(Records shown)
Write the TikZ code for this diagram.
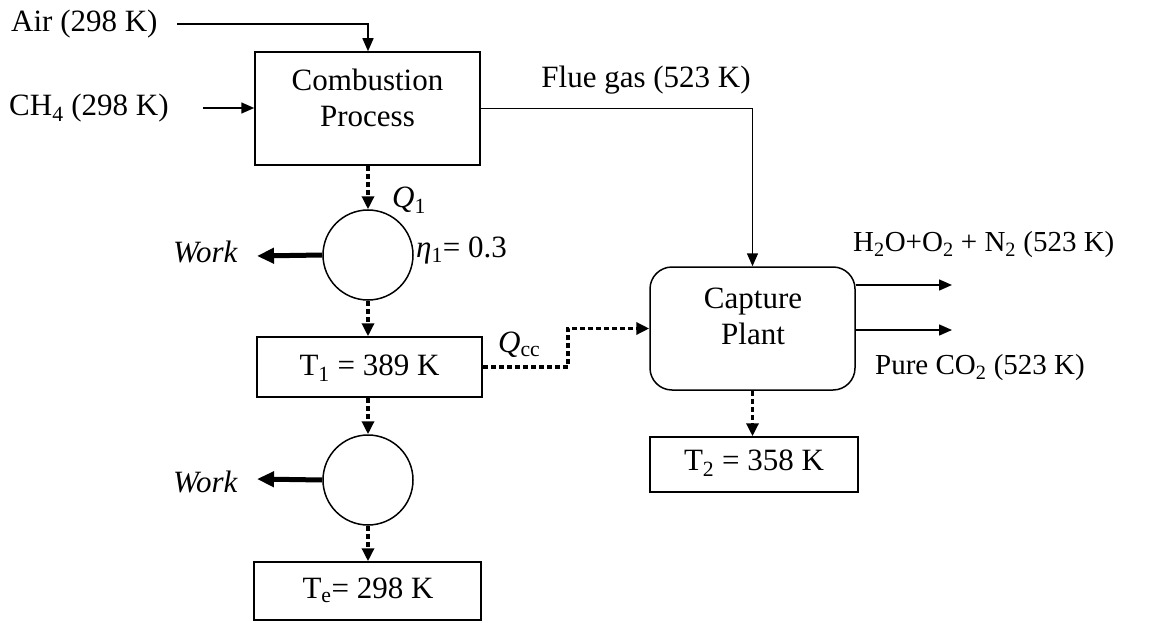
\documentclass[tikz,border=0pt]{standalone}
\usepackage{fontspec}
\setmainfont{Liberation Serif}
\usetikzlibrary{arrows.meta}
\tikzset{
  lbl/.style={font=\fontsize{31}{36}\selectfont, inner sep=0pt, align=center},
  smalllbl/.style={font=\fontsize{29}{34}\selectfont, inner sep=0pt, align=center},
  boxnode/.style={draw, line width=1.5pt, rectangle, inner sep=0pt},
  engine/.style={draw, line width=1.5pt, circle, inner sep=0pt, minimum size=90pt},
  flow/.style={line width=1.5pt, -{Triangle[length=13pt,width=11pt]}},
  heat/.style={line width=3.5pt, dash pattern=on 5pt off 3pt, -{Triangle[length=13pt,width=12pt]}},
  workarrow/.style={line width=5pt, -{Triangle[length=17pt,width=15pt]}},
}
\begin{document}
\begin{tikzpicture}[x=1pt,y=-1pt]
\useasboundingbox (0,0) rectangle (1151,623);
% boxes
\node[boxnode, minimum width=225pt, minimum height=113pt] (comb) at (367.5,108.5) {};
\node[lbl] (combtext) at (367.5,98) {Combustion\\Process};
\node[engine] (c1) at (368,255) {};
\node[boxnode, minimum width=225pt, minimum height=60pt] (t1) at (369.5,367) {};
\node[lbl] (t1text) at (369.5,368) {T\textsubscript{1} = 389 K};
\node[engine] (c2) at (368,480) {};
\node[boxnode, minimum width=227pt, minimum height=58pt] (te) at (367.5,591) {};
\node[lbl] (tetext) at (368,590) {T\textsubscript{e}= 298 K};
\node[boxnode, rounded corners=22pt, minimum width=205pt, minimum height=123pt] (cap) at (752.5,328.5) {};
\node[lbl] (captext) at (753,316) {Capture\\Plant};
\node[boxnode, minimum width=208pt, minimum height=55pt] (t2) at (754,464.5) {};
\node[lbl] (t2text) at (754,463) {T\textsubscript{2} = 358 K};
% labels
\node[lbl, anchor=west] (air) at (11,24) {Air (298 K)};
\node[lbl, anchor=west] (ch4) at (9,108) {CH\textsubscript{4} (298 K)};
\node[lbl] (flue) at (646,80) {Flue gas (523 K)};
\node[lbl, anchor=west] (q1) at (392,200) {\textit{Q}\textsubscript{1}};
\node[lbl, anchor=west] (eta) at (416,250) {\textit{η}\textsubscript{1}= 0.3};
\node[lbl, anchor=east] (work1) at (238,252) {\textit{Work}};
\node[lbl, anchor=east] (work2) at (238,482) {\textit{Work}};
\node[lbl, anchor=west] (qcc) at (498,345) {\textit{Q}\textsubscript{cc}};
\node[smalllbl, anchor=west] (h2o) at (853,245) {H\textsubscript{2}O+O\textsubscript{2} + N\textsubscript{2} (523 K)};
\node[smalllbl, anchor=west] (co2) at (875,368) {Pure CO\textsubscript{2} (523 K)};
% free ends
\coordinate (airS) at (177,24);
\coordinate (ch4S) at (203,108);
\coordinate (w1E) at (257,256);
\coordinate (w2E) at (257,479);
\coordinate (qccx) at (568,367);
\coordinate (o1) at (952,285);
\coordinate (o2) at (952,330);
% connectors
\draw[flow] (airS) -| (comb.north -| c1);
\draw[flow] (ch4S) -- (ch4S -| comb.west);
\draw[flow] (comb.east) -| (cap.north);
\draw[heat] (comb.south -| c1) -- (c1.north);
\draw[workarrow] (c1.west) -- (w1E);
\draw[heat] (c1.south) -- (t1.north -| c1);
\draw[heat] (t1.east) -| (qccx |- cap.west) -- (cap.west);
\draw[heat] (t1.south -| c2) -- (c2.north);
\draw[workarrow] (c2.west) -- (w2E);
\draw[heat] (c2.south) -- (te.north -| c2);
\draw[flow] (cap.east |- o1) -- (o1);
\draw[flow] (cap.east |- o2) -- (o2);
\draw[heat] (cap.south) -- (cap.south |- t2.north);
\end{tikzpicture}
\end{document}
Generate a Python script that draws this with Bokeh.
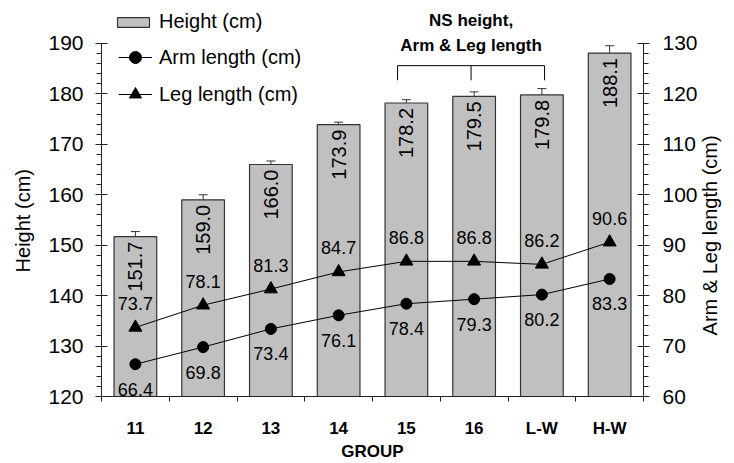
from bokeh.plotting import figure
from bokeh.models import (Range1d, LinearAxis, FixedTicker, ColumnDataSource, Whisker, TeeHead,
                          Legend, LegendItem, Label)
from bokeh.core.properties import value
from bokeh.embed import file_html
from bokeh.resources import INLINE
import math

groups = ["11", "12", "13", "14", "15", "16", "L-W", "H-W"]
height = [151.7, 159.0, 166.0, 173.9, 178.2, 179.5, 179.8, 188.1]
height_err = [1.0, 1.0, 0.7, 0.5, 0.65, 0.9, 1.25, 1.45]
arm = [66.4, 69.8, 73.4, 76.1, 78.4, 79.3, 80.2, 83.3]
leg = [73.7, 78.1, 81.3, 84.7, 86.8, 86.8, 86.2, 90.6]
left_ticks = [120, 130, 140, 150, 160, 170, 180, 190]
right_ticks = [60, 70, 80, 90, 100, 110, 120, 130]

FONT = "Liberation Sans"
AX = "#222222"
NB = "\u00a0"

xs = list(range(len(groups)))
src = ColumnDataSource(dict(
    x=xs, height=height, upper=[h + e for h, e in zip(height, height_err)],
    hlab=[f"{v:.1f}" for v in height],
    arm=arm, leg=leg,
    alab=[f"{v:.1f}" for v in arm], llab=[f"{v:.1f}" for v in leg],
))

p = figure(width=734, height=463, x_range=Range1d(-0.5, len(groups) - 0.5),
           y_range=Range1d(120, 198.52), min_border_left=101, min_border_right=91,
           min_border_top=0, min_border_bottom=67, toolbar_location=None,
           output_backend="svg", outline_line_color=None)
p.extra_y_ranges = {"limb": Range1d(60, 138.52)}
p.xgrid.visible = False
p.ygrid.visible = False

# bars
bars = p.vbar(x="x", top="height", bottom=120, width=0.63, source=src,
              fill_color="#C0C0C0", line_color="#333333", line_width=1.2)
wh = Whisker(source=src, base="x", upper="upper", lower="height", lower_head=None,
             upper_head=TeeHead(size=9, line_color="#333333", line_width=1),
             line_color="#333333", line_width=1)
p.add_layout(wh)
p.text(x="x", y="height", text="hlab", source=src, angle=math.pi / 2,
       text_align="right", text_baseline="middle", y_offset=5,
       text_font=value(FONT), text_font_size="20px", text_color="black")

# lines
leg_line = p.line(x="x", y="leg", source=src, y_range_name="limb", line_color="black", line_width=1)
leg_pts = p.scatter(x="x", y="leg", source=src, y_range_name="limb", marker="triangle",
                    size=13, fill_color="black", line_color="black")
arm_line = p.line(x="x", y="arm", source=src, y_range_name="limb", line_color="black", line_width=1)
arm_pts = p.scatter(x="x", y="arm", source=src, y_range_name="limb", marker="circle",
                    size=11, fill_color="black", line_color="black")
p.text(x="x", y="leg", text="llab", source=src, y_range_name="limb", text_align="center",
       text_baseline="middle", y_offset=-24, text_font=value(FONT), text_font_size="18px",
       text_color="black")
p.text(x="x", y="arm", text="alab", source=src, y_range_name="limb", text_align="center",
       text_baseline="middle", y_offset=25, text_font=value(FONT), text_font_size="18px",
       text_color="black")

# axes
xa = p.xaxis[0]
xa.ticker = FixedTicker(ticks=xs, minor_ticks=[i - 0.5 for i in range(len(groups) + 1)])
xa.major_label_overrides = {i: g for i, g in enumerate(groups)}
xa.major_tick_out = 0
xa.major_tick_in = 0
xa.minor_tick_out = 5
xa.minor_tick_in = 0
xa.minor_tick_line_color = AX
xa.axis_line_color = AX
xa.major_label_text_font = FONT
xa.major_label_text_font_style = "bold"
xa.major_label_text_font_size = "17px"
xa.major_label_text_color = "black"
xa.major_label_standoff = 17
xa.axis_label = "GROUP"
xa.axis_label_text_font = FONT
xa.axis_label_text_font_style = "bold"
xa.axis_label_text_font_size = "17px"
xa.axis_label_text_color = "black"
xa.axis_label_standoff = 1

def style_y(ax):
    ax.major_tick_out = 6
    ax.major_tick_in = 6
    ax.minor_tick_out = 5
    ax.minor_tick_in = 0
    ax.axis_line_color = AX
    ax.major_tick_line_color = AX
    ax.minor_tick_line_color = AX
    ax.major_label_text_font = FONT
    ax.major_label_text_font_size = "21px"
    ax.major_label_text_color = "black"
    ax.axis_label_text_font = FONT
    ax.axis_label_text_font_size = "20px"
    ax.axis_label_text_font_style = "normal"
    ax.axis_label_text_color = "black"

ya = p.yaxis[0]
ya.ticker = FixedTicker(ticks=left_ticks, minor_ticks=list(range(left_ticks[0], left_ticks[-1] + 1, 2)))
ya.bounds = (left_ticks[0], left_ticks[-1])
style_y(ya)
ya.major_label_standoff = 12
ya.axis_label = "Height (cm)" + NB * 8
ya.axis_label_standoff = 11

ra = LinearAxis(y_range_name="limb",
                ticker=FixedTicker(ticks=right_ticks, minor_ticks=list(range(right_ticks[0], right_ticks[-1] + 1, 2))),
                bounds=(right_ticks[0], right_ticks[-1]))
style_y(ra)
ra.major_label_standoff = 13
ra.axis_label_standoff = 9
ra.axis_label_orientation = math.pi / 2
ra.axis_label_align = "start"
ra.axis_label = NB * 11 + "Arm & Leg length (cm)"
p.add_layout(ra, "right")

# bracket annotation (NS)
i15, ilw = groups.index("15"), groups.index("L-W")
bl, br = i15 - 0.13, ilw + 0.04
bm = (bl + br) / 2
ytop, ybot = 185.6, 182.7
p.line(x=[bl, bl, br, br], y=[ybot, ytop, ytop, ybot], line_color="black", line_width=1)
p.line(x=[bm, bm], y=[ytop, ybot], line_color="black", line_width=1)
for txt, yy in (("NS height,", 194.6), ("Arm & Leg length", 189.6)):
    p.add_layout(Label(x=bm, y=yy, text=txt, text_align="center", text_baseline="middle",
                       text_font=FONT, text_font_size="17px", text_font_style="bold",
                       text_color="black"))

# legends
lg1 = Legend(items=[LegendItem(label="Height (cm)", renderers=[bars])], location=(12, 363),
             glyph_width=40, glyph_height=12, label_height=12, label_standoff=6,
             padding=0, margin=0, border_line_color=None, background_fill_alpha=0,
             label_text_font=FONT, label_text_font_size="20px", label_text_color="black")
lg2 = Legend(items=[LegendItem(label="Arm length (cm)", renderers=[arm_line, arm_pts]),
                    LegendItem(label="Leg length (cm)", renderers=[leg_line, leg_pts])],
             location=(17, 287), glyph_width=34, glyph_height=30, label_height=30,
             spacing=7, label_standoff=7, padding=0, margin=0, border_line_color=None,
             background_fill_alpha=0, label_text_font=FONT, label_text_font_size="20px",
             label_text_color="black")
p.add_layout(lg1)
p.add_layout(lg2)

open("out.html", "w").write(file_html(p, INLINE))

(Problem to solve) Pull out every line containing "this".

(Exercise answer)
Write the TikZ code for this diagram.
Generate a Python script that draws this with Bokeh.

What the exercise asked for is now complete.